The Normative Significance of Holocaust Denial

Columbia President Bollinger scolded Iranian President Ahmadinejad's denial of (or on Ahmadinejad's account, at least to Western audiences, questioning of the evidence for) the Holocaust on the ground that this denial (or questioning) is factually preposterous: The Holocaust, Bollinger noted, is extraordinarily well-documented historical fact.

Fair enough, but the assertion of factually preposterous views (or even the questioning of extraordinarily well-documented facts) is not ordinarily denoted a moral failing. In the United States, millions of citizens disbelieve the extraordinarily well-documented scientific fact that human beings evolved from other species. Three of the out-and-out evolution deniers are candidates for the 2008 Republican nomination for President and President Bush himself has said that "the jury is out" on evolution. These are preposterous views, to be sure, but not the sort of thing that would get you imprisoned for espousing in Germany or Austria.

Holocaust denial is not a crime in the former Third Reich merely because the Holocaust is an extraordinarily well-documented fact. It is a crime because it so often is a view espoused by neo-Nazis. Likewise in western countries that do not criminally punish Holocaust denial, its offensiveness stems largely from the likelihood that someone who denies the reality of the Holocaust may very well wish to repeat it.

Exactly why a neo-Nazi would want to deny, rather than celebrate, the Holocaust, is not entirely clear, but probably has something to do with the fact that literally promoting genocide could lead to imprisonment in countries with less speech-protective notions of incitement than the United States. That can't be the whole of the story, however, because even in the United States, where "abstract" expressions of sympathy for the Nazi program would be protected by the First Amendment, anti-Semitic groups such as the Aryan Nations deny (or question) the Holocaust. Their evident goal is to demonize Jews for spreading the "myth" of the Holocaust. Thus, here, as in Europe, Holocaust denial is a marker for neo-Nazism (and associated ideologies).

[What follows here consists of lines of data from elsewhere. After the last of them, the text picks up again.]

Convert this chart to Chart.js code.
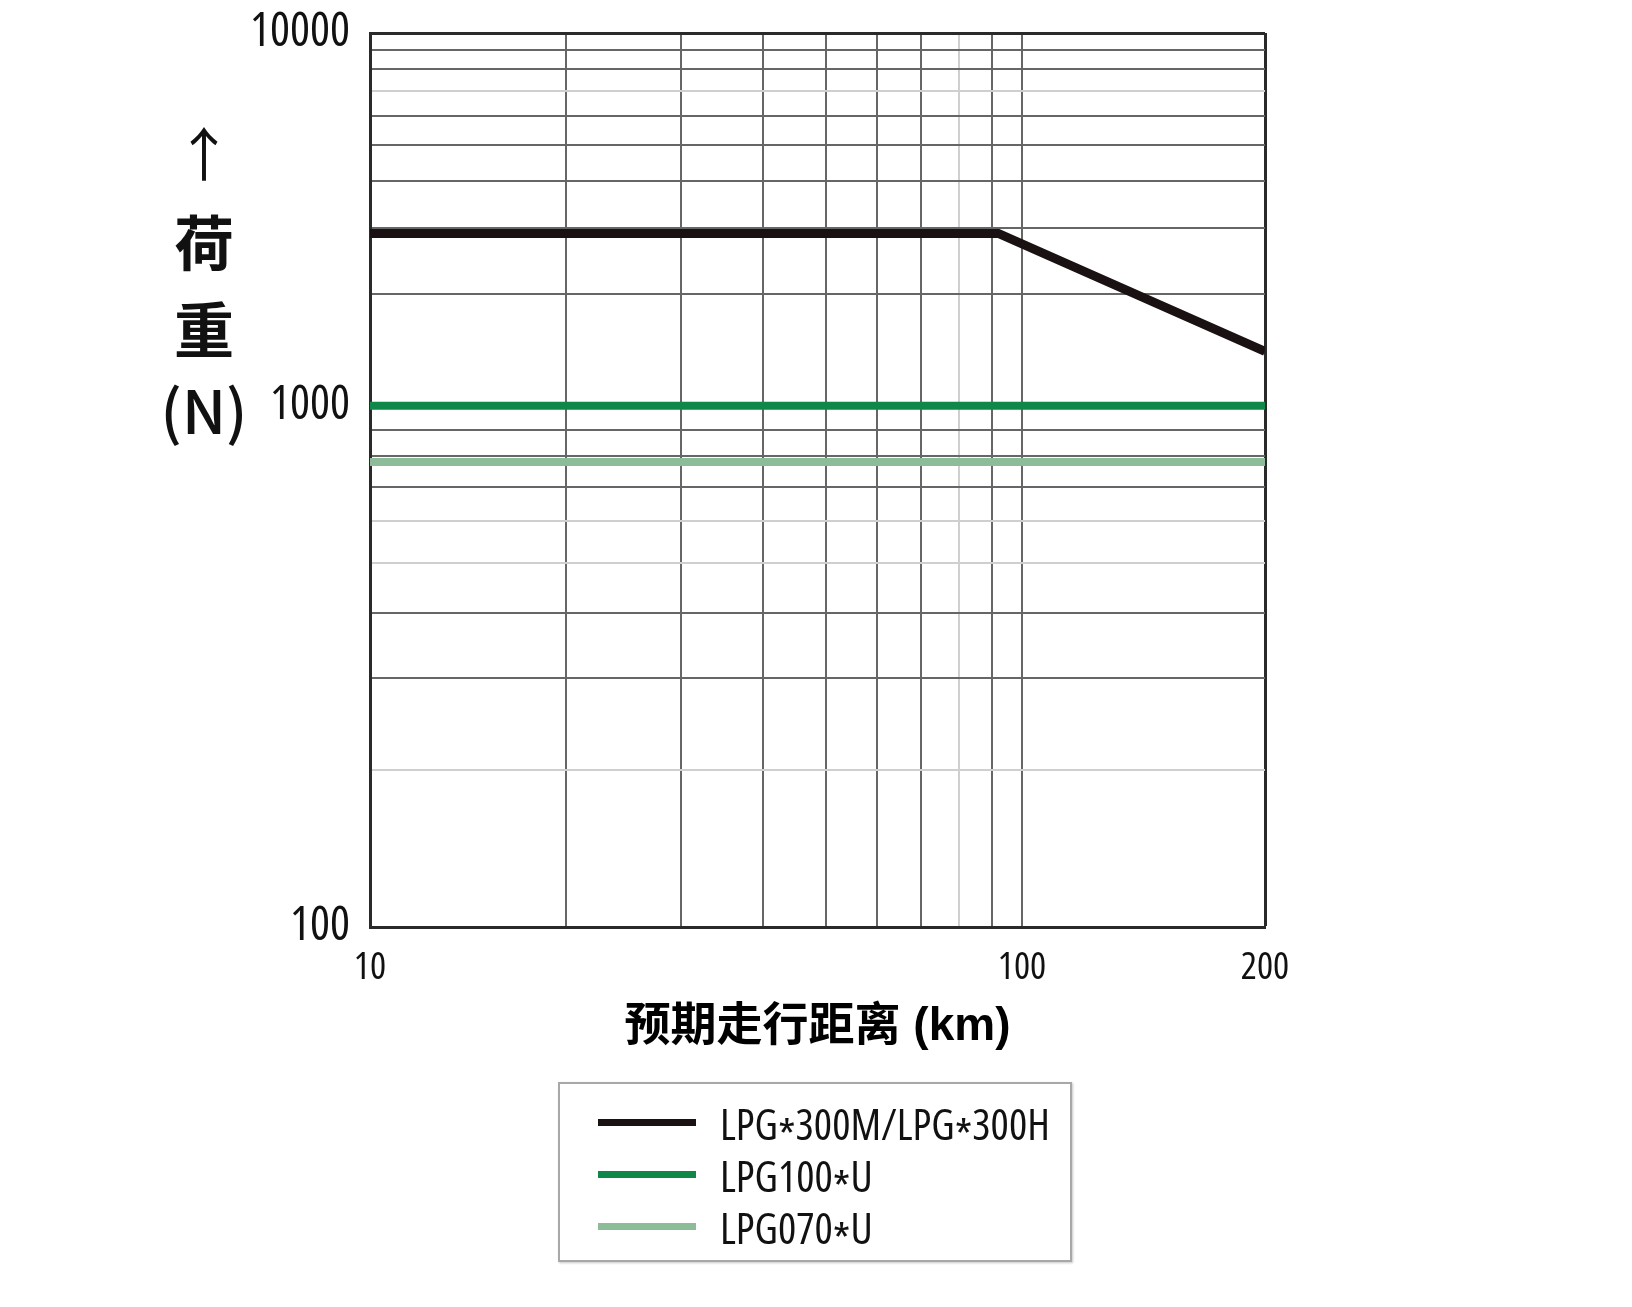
<!DOCTYPE html>
<html>
<head>
<meta charset="utf-8">
<script src="https://cdn.jsdelivr.net/npm/chart.js@4.4.0/dist/chart.umd.min.js"></script>
<style>
  html, body { margin: 0; padding: 0; background: #fff; }
  #wrap { position: relative; width: 1632px; height: 1307px; overflow: hidden; }
  #chart { position: absolute; left: 0; top: 0; }
  .ytitle {
    position: absolute; left: 154px; width: 100px; text-align: center;
    font-family: "Noto Sans CJK SC", sans-serif; color: #111; line-height: 1;
  }
  #legend {
    position: absolute; left: 558px; top: 1082px; width: 510px; height: 176px;
    border: 2px solid #a8a8a8; box-shadow: 1px 1px 2px #c8c8c8;
  }
  .row { position: absolute; left: 38px; height: 52px; display: flex; align-items: center; }
  .swatch { width: 98px; height: 7px; margin-right: 24px; flex: none; }
  .row span.txt {
    font-family: "Open Sans", sans-serif; font-stretch: 75%;
    font-size: 43px; color: #111; white-space: nowrap;
  }
  .star { position: relative; top: 0.3em; font-size: 1.05em; }
</style>
</head>
<body>
<div id="wrap">
  <canvas id="chart" width="1632" height="1307"></canvas>
  <div class="ytitle" style="top:122px;font-size:58px;">↑</div>
  <div class="ytitle" style="top:210px;font-size:60px;font-weight:bold;">荷</div>
  <div class="ytitle" style="top:297px;font-size:60px;font-weight:bold;">重</div>
  <div class="ytitle" style="top:378px;font-size:60px;font-weight:500;">(N)</div>
  <div id="legend"></div>
</div>
<script>
// data
const seriesNames = ['LPG*300M/LPG*300H', 'LPG100*U', 'LPG070*U'];
const lpg300Km = [10, 92, 200];
const lpg300Load = [2900, 2900, 1400];
const flatKm = [10, 200];
const lpg100Load = [1000, 1000];
const lpg070Load = [780, 780];
const xTickLabels = [10, 100, 200];
const yTickLabels = [100, 1000, 10000];

// the printed grid gives each decade its own length: [log10 value, share of axis]
const axisKnots = {
  x: [[1, 0], [2, 0.7285], [Math.log10(200), 1]],
  y: [[2, 0], [3, 0.583], [4, 1]]
};

class DecadeLogScale extends Chart.LogarithmicScale {
  getPixelForValue(value) {
    if (value === undefined || value === 0) value = this.min;
    if (value === null || isNaN(value)) return NaN;
    const k = axisKnots[this.id];
    const lv = Math.log10(value);
    let i = 0;
    while (i < k.length - 2 && lv > k[i + 1][0]) i++;
    const a = k[i], b = k[i + 1];
    return this.getPixelForDecimal(a[1] + (lv - a[0]) / (b[0] - a[0]) * (b[1] - a[1]));
  }
  getValueForPixel(pixel) {
    const k = axisKnots[this.id];
    const d = this.getDecimalForPixel(pixel);
    let i = 0;
    while (i < k.length - 2 && d > k[i + 1][1]) i++;
    const a = k[i], b = k[i + 1];
    return Math.pow(10, a[0] + (d - a[1]) / (b[1] - a[1]) * (b[0] - a[0]));
  }
}
DecadeLogScale.id = 'decadelog';
DecadeLogScale.defaults = Chart.LogarithmicScale.defaults;
Chart.register(DecadeLogScale);

const toPoints = (xs, ys) => xs.map((x, i) => ({ x: x, y: ys[i] }));

const frameColor = '#2a2a2a';
const lightY = [200, 500, 600, 7000];
const lightX = [80];
// chart.js adds 1.5x ticks (150, 1500); the printed grid has no line there
const isHalfStep = v => Math.abs(v / Math.pow(10, Math.floor(Math.log10(v))) - 1.5) < 1e-9;
function gridColor(v, edge, light) {
  if (v === edge) return frameColor;
  if (isHalfStep(v)) return 'rgba(0,0,0,0)';
  return light.includes(v) ? '#cfcfcf' : '#666';
}
// weight slot carries the stretch keyword so the canvas font string becomes "condensed NNpx ..."
const tickFamily = '"Open Sans", sans-serif';

var ctx = document.getElementById('chart').getContext('2d');
var chart = new Chart(ctx, {
  type: 'line',
  data: {
    datasets: [{
      label: seriesNames[0],
      data: toPoints(lpg300Km, lpg300Load),
      borderColor: '#1a1212',
      borderWidth: 9,
      pointRadius: 0,
      tension: 0
    }, {
      label: seriesNames[1],
      data: toPoints(flatKm, lpg100Load),
      borderColor: '#0f8748',
      borderWidth: 8,
      pointRadius: 0
    }, {
      label: seriesNames[2],
      data: toPoints(flatKm, lpg070Load),
      borderColor: '#8dbc98',
      borderWidth: 8,
      pointRadius: 0
    }]
  },
  options: {
    responsive: false,
    animation: false,
    layout: {
      padding: { left: 0, top: 33, right: 367, bottom: 1307 - 927 - 128 }
    },
    plugins: {
      legend: { display: false },
      tooltip: { enabled: false }
    },
    scales: {
      x: {
        type: 'decadelog',
        min: 10,
        max: 200,
        afterFit: function (scale) {
          scale.height = 128;
          scale.paddingLeft = 0;
          scale.paddingRight = 0;
        },
        grid: {
          drawTicks: false,
          color: function (c) { return gridColor(c.tick && c.tick.value, 200, lightX); },
          lineWidth: function (c) { return c.tick && c.tick.value === 200 ? 3 : 2; }
        },
        border: { color: frameColor, width: 3 },
        ticks: {
          autoSkip: false,
          maxRotation: 0,
          padding: 18,
          color: '#111',
          font: { family: tickFamily, weight: 'condensed', size: 38 },
          callback: function (value) {
            return xTickLabels.includes(value) ? String(value) : '';
          }
        },
        title: {
          display: true,
          text: '预期走行距离 (km)',
          color: '#000',
          padding: 0,
          font: { family: '"Liberation Sans", "Noto Sans CJK SC", sans-serif', size: 46, weight: 'bold' }
        }
      },
      y: {
        type: 'decadelog',
        min: 100,
        max: 10000,
        afterFit: function (scale) {
          scale.width = 370;
          scale.paddingTop = 0;
          scale.paddingBottom = 0;
        },
        grid: {
          drawTicks: false,
          color: function (c) { return gridColor(c.tick && c.tick.value, 10000, lightY); },
          lineWidth: function (c) { return c.tick && c.tick.value === 10000 ? 3 : 2; }
        },
        border: { color: frameColor, width: 3 },
        ticks: {
          autoSkip: false,
          padding: 20,
          color: '#111',
          font: { family: tickFamily, weight: 'condensed', size: 47 },
          callback: function (value) {
            return yTickLabels.includes(value) ? String(value) : '';
          }
        }
      }
    }
  }
});

// boxed legend below the axis title, one entry per row
var legendBox = document.getElementById('legend');
chart.data.datasets.forEach(function (ds, i) {
  var row = document.createElement('div');
  row.className = 'row';
  row.style.top = (12 + i * 52) + 'px';
  var sw = document.createElement('span');
  sw.className = 'swatch';
  sw.style.background = ds.borderColor;
  var txt = document.createElement('span');
  txt.className = 'txt';
  ds.label.split('*').forEach(function (part, j) {
    if (j > 0) {
      var star = document.createElement('span');
      star.className = 'star';
      star.textContent = '*';
      txt.appendChild(star);
    }
    txt.appendChild(document.createTextNode(part));
  });
  row.appendChild(sw);
  row.appendChild(txt);
  legendBox.appendChild(row);
});
</script>
</body>
</html>
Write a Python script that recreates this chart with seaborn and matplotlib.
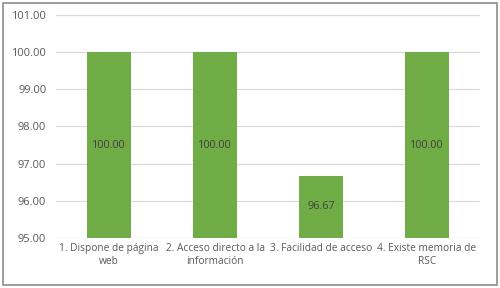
import matplotlib
matplotlib.use("Agg")
import matplotlib.pyplot as plt
import seaborn as sns
import pandas as pd
from matplotlib.patches import Rectangle

categories = ["1. Dispone de página\nweb", "2. Acceso directo a la\ninformación",
              "3. Facilidad de acceso", "4. Existe memoria de\nRSC"]
values = [100.00, 100.00, 96.67, 100.00]
yticks = [95, 96, 97, 98, 99, 100, 101]

sns.set_theme(style="white")
plt.rcParams['font.family'] = ['Open Sans', 'DejaVu Sans']

df = pd.DataFrame({"cat": categories, "val": values})

fig = plt.figure(figsize=(5.0, 2.88), dpi=100)
ax = fig.add_axes([0.112, 0.174, 0.848, 0.774])
sns.barplot(data=df, x="cat", y="val", color="#70ad47", saturation=1, width=0.41,
            linewidth=0, ax=ax, zorder=3)

ax.set_ylim(95, 101)
ax.set_yticks(yticks)
ax.set_yticklabels([f"{v:.2f}" for v in yticks], fontsize=8, color="#595959")
ax.set_xlim(-0.5, 3.5)
ax.tick_params(axis="x", labelsize=7.3, colors="#595959", length=0, pad=4)
ax.tick_params(axis="y", length=0, pad=7)
ax.set_xlabel("")
ax.set_ylabel("")
for s in ax.spines.values():
    s.set_visible(False)
ax.yaxis.grid(True, color="#d9d9d9", linewidth=0.9, zorder=0)
ax.set_axisbelow(True)

for i, v in enumerate(values):
    ax.text(i, (95 + v) / 2, f"{v:.2f}", ha="center", va="center", fontsize=7.8, color="#404040", zorder=4)

fig.patches.append(Rectangle((3 / 500, 3 / 288), 494 / 500, 282 / 288, transform=fig.transFigure,
                             fill=False, edgecolor="#8c8c8c", linewidth=1.2))

fig.savefig("out.png", dpi=100)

Holocaust denial (or questioning) by strongly anti-Israel figures such as Ahmadinejad is most clearly meant to undermine the legitimacy of the State of Israel, which was created in part as a refuge for Jewish Holocaust survivors. To be sure, Ahmadinejad and others also say that the Holocaust does not legitimate Israel because victims of a European crime should not have been compensated by the displacement of Palestinians who, for the most part, did not participate in that crime. (Ahmadinejad would describe Palestinians as completely innocent but I say "for the most part" because some Palestinians, including Mufti Haj Amin al-Husseini did try to assist Hitler.) In general, the argument that one set of innocents should not be made to suffer for the sins of others has considerable moral force, which leads one to wonder why Ahmadinejad et al feel the need to supplement this prima facie plausible argument with the completely implausible claim that the Holocaust is a hoax. And that in turn leads one back to the usual explanation for Holocaust denial, namely sympathy for the Nazi program.

(Just to be clear, and in the interest of avoiding extended discussion on this tangential point in the Comments, I am NOT saying in the preceding paragraph that the displacement of Palestinians in 1948 means that Israel is today or ever was an illegitimate State. I AM saying that this argument at least has some theoretical force to it, while the "argument" that the Holocaust is not established fact has no force to it whatsoever, and thus leads one to worry about the motives of anyone who makes it.)